Presently, the eight GIs trooped out into the courtyard. It was half past five and time for chow. The Frenchmen knocked off too, leaving Dr. Mutter, the two packers and me to take stock of the afternoon’s accomplishment. While we were thus engaged, Leclancher came to tell me that my driver, the one I called “Double Roger,” was feeling sick and wanted to see a doctor. In the confusion of the afternoon’s work I hadn’t noticed that he was not about. We found him curled up in the back of the truck and feeling thoroughly miserable. I drove him down to the Medical Office in the village and there Dr. Sverdlik, the Battalion Surgeon, examined him. Roger’s complaint was a severe pain in the midriff and the doctor suggested heat treatments. He said that the German surgeon up at the monastery hospital had the necessary equipment.

That seemed simple enough, since the drivers were billeted in rooms adjoining the hospital wing. But I reckoned without Roger. What? Be treated by a German doctor? He was terrified at the prospect, and it required all my powers of persuasion to talk him into it. Finally he agreed, but only after Dr. Sverdlik had telephoned to the hospital doctor and given explicit instructions. I also had to promise to stand by while the doctor ministered to him.
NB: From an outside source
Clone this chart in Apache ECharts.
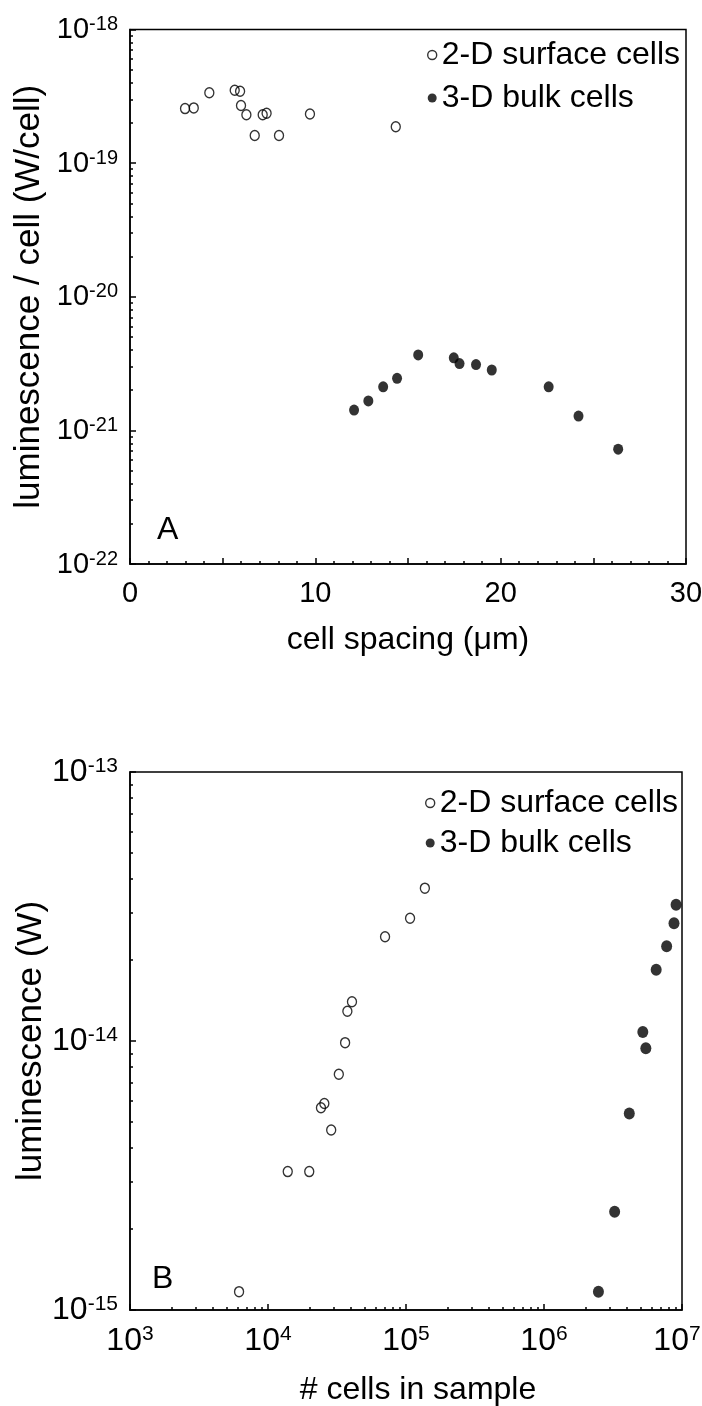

The German, Major Brecker, was methodical and thorough. He found that Roger had a kidney infection and recommended that he be taken to a hospital as soon as possible. I explained that we would not be returning to Munich for at least two days and asked if the delay would be dangerous. He said that he thought not. In the meantime he would keep Roger under a “heat basket.” Roger eyed this device with suspicion but truculently allowed it to be applied. When I went off to my supper, twenty minutes later, he was sleeping peacefully—but not alone. Three of his fellow drivers were sprawled on cots near by, just in case that Boche had any intentions of playing tricks on their comrade. Maybe not, but they were taking no chances! What a lot of children they were, I thought, as I walked wearily down to supper.

That evening I asked the colonel if I could get hold of some PWs to help out with the work the following day. He said that there was a large camp between Hohenfurth and Krummau and that I could have as many as I wanted. So I put in a bid for sixteen. After arranging for them to be at the monastery at eight the next morning, I went to my own quarters which were in a house just across the way.

At the Rest House at Unterstein near Berchtesgaden, Major Harry Anderson supervises the removal of the Göring Collection, brought from Karinhall, near Berlin.